Return the material exactly, first line through the line containing "import seaborn as sns", and nothing more. Pictures stay out.

◆ Recorded information
···

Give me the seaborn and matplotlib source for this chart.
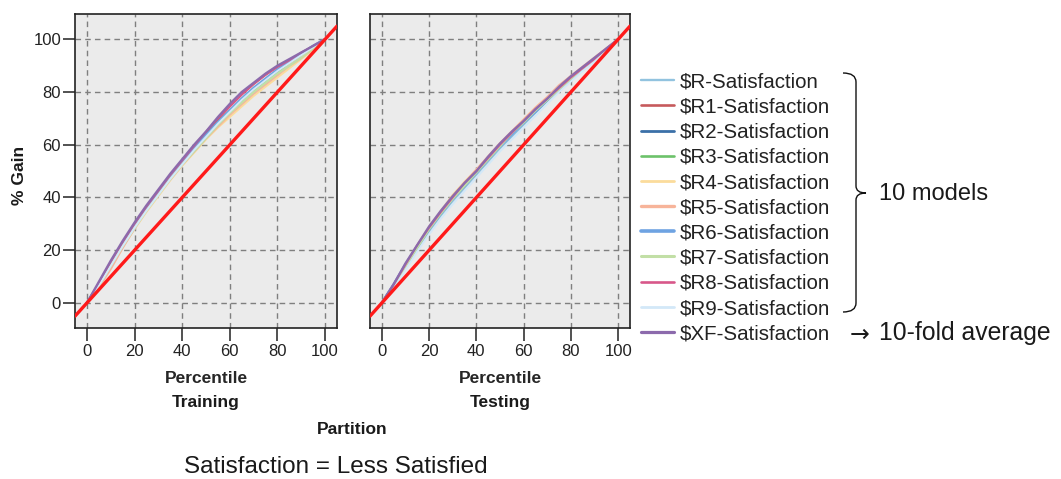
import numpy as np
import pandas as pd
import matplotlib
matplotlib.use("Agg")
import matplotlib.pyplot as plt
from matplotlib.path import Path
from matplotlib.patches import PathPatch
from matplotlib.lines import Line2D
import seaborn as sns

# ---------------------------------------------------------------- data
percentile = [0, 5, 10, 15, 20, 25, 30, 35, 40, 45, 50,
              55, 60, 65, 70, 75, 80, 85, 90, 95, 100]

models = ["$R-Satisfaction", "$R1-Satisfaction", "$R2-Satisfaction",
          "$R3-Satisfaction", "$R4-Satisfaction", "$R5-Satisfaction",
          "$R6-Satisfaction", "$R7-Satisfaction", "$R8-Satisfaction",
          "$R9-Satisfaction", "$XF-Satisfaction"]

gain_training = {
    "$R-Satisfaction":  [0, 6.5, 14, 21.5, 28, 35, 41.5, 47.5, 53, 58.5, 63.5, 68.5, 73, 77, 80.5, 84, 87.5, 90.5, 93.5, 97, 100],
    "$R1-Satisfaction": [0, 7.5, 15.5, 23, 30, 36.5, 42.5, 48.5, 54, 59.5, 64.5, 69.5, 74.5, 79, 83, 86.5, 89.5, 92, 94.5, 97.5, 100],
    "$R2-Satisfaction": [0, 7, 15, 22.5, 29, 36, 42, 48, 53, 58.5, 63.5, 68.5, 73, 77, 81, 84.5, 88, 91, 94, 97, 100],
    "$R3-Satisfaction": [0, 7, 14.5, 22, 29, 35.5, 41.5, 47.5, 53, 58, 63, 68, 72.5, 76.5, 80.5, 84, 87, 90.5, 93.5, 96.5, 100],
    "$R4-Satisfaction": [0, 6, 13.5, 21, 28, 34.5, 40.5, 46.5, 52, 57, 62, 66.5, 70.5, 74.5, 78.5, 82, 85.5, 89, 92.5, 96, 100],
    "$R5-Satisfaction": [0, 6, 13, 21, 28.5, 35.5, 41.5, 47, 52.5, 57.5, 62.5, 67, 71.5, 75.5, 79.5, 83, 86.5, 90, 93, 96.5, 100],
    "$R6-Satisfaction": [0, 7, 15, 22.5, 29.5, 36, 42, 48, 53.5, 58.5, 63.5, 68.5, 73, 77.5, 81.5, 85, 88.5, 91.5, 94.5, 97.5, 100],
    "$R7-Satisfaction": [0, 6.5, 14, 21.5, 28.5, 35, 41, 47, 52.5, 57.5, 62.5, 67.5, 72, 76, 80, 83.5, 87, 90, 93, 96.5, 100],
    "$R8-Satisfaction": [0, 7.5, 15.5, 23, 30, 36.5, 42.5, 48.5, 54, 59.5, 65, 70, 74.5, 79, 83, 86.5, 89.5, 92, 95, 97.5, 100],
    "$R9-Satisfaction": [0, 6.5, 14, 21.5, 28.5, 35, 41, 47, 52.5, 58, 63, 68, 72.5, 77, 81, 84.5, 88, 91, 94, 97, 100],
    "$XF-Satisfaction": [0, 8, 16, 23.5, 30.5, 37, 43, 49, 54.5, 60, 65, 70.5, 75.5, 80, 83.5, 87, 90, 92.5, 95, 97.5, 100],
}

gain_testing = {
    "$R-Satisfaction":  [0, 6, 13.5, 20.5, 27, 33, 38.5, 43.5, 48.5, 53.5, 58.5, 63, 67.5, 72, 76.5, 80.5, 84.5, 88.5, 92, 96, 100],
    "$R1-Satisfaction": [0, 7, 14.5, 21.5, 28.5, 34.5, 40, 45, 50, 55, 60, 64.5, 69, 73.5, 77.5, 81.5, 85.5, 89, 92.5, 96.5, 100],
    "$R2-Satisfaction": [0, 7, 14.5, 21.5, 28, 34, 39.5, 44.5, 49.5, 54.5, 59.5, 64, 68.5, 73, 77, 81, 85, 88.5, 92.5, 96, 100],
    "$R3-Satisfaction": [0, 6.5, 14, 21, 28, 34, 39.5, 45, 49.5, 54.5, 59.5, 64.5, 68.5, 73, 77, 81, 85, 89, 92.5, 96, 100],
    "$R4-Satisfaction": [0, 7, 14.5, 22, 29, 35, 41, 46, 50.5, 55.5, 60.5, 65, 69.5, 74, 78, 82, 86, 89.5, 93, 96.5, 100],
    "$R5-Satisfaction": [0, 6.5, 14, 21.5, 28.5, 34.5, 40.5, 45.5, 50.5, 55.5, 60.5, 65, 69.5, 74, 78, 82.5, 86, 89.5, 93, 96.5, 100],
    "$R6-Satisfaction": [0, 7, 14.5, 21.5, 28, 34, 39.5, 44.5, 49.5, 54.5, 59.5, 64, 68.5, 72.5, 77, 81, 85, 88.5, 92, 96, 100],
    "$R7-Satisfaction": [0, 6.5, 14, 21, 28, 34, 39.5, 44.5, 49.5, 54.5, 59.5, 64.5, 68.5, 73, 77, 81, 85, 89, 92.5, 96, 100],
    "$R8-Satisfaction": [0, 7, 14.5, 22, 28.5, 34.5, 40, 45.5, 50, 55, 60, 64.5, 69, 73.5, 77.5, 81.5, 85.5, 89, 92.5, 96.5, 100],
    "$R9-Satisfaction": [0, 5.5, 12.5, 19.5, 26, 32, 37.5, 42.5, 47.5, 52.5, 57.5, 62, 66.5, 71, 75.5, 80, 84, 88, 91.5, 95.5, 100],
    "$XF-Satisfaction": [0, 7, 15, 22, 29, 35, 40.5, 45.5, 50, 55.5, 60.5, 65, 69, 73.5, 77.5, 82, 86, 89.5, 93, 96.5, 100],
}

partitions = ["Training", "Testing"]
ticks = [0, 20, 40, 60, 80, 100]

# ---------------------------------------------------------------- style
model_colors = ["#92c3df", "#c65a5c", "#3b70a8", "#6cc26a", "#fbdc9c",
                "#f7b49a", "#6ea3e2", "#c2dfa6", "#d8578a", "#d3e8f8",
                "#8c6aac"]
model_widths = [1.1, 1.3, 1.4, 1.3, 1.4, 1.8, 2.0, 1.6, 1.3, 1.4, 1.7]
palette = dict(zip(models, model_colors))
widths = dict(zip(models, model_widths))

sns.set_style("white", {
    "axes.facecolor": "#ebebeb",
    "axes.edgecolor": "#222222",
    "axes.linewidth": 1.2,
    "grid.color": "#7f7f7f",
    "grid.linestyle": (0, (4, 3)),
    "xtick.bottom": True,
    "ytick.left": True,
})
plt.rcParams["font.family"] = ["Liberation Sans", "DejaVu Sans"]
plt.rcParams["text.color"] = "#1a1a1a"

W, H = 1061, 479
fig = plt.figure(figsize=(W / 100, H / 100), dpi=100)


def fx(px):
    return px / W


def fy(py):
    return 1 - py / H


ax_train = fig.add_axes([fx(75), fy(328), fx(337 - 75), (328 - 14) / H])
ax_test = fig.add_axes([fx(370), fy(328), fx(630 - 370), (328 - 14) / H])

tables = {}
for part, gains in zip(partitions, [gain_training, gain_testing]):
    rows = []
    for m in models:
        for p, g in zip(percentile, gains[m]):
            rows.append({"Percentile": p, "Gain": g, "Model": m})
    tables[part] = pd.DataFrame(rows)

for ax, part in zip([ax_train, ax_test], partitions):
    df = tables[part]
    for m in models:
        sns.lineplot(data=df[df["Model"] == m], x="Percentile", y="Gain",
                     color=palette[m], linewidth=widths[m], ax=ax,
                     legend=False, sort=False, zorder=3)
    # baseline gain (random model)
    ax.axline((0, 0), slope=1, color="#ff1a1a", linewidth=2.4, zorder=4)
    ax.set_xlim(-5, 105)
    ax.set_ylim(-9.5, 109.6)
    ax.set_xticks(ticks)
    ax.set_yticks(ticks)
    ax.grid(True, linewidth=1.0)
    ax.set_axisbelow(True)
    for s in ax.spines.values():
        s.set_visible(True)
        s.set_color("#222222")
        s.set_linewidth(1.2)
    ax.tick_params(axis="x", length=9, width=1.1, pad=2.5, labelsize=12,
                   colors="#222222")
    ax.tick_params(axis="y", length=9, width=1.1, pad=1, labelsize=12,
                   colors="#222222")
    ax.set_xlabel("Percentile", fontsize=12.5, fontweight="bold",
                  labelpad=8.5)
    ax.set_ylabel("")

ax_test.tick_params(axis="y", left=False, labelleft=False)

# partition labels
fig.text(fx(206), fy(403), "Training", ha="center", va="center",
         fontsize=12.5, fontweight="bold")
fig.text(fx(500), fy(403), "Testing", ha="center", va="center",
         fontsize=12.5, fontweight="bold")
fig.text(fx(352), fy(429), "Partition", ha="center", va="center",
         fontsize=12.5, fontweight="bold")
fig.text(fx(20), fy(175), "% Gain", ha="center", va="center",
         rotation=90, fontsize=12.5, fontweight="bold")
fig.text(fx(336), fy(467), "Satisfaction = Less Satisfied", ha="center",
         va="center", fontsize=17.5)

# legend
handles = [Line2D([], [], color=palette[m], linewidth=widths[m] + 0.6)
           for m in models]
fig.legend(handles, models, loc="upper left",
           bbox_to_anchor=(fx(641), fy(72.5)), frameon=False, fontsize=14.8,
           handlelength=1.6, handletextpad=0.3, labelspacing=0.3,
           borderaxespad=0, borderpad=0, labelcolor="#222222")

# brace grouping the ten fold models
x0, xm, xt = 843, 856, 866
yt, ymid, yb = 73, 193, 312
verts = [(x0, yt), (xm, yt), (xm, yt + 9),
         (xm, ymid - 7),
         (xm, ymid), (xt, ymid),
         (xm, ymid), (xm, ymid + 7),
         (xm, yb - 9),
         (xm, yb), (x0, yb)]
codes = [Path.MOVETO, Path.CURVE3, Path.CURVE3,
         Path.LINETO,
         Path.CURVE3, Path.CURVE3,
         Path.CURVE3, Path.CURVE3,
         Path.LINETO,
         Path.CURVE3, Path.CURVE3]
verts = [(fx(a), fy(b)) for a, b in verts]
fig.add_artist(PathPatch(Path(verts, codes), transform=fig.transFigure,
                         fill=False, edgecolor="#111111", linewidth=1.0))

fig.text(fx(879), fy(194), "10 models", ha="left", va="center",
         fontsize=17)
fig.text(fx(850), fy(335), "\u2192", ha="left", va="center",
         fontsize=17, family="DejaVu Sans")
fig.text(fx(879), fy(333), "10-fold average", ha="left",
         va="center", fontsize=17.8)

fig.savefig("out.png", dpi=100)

···

◆ Task response
Give me the seaborn and matplotlib source for this chart.
import numpy as np
import pandas as pd
import matplotlib
matplotlib.use("Agg")
import matplotlib.pyplot as plt
from matplotlib.path import Path
from matplotlib.patches import PathPatch
from matplotlib.lines import Line2D
import seaborn as sns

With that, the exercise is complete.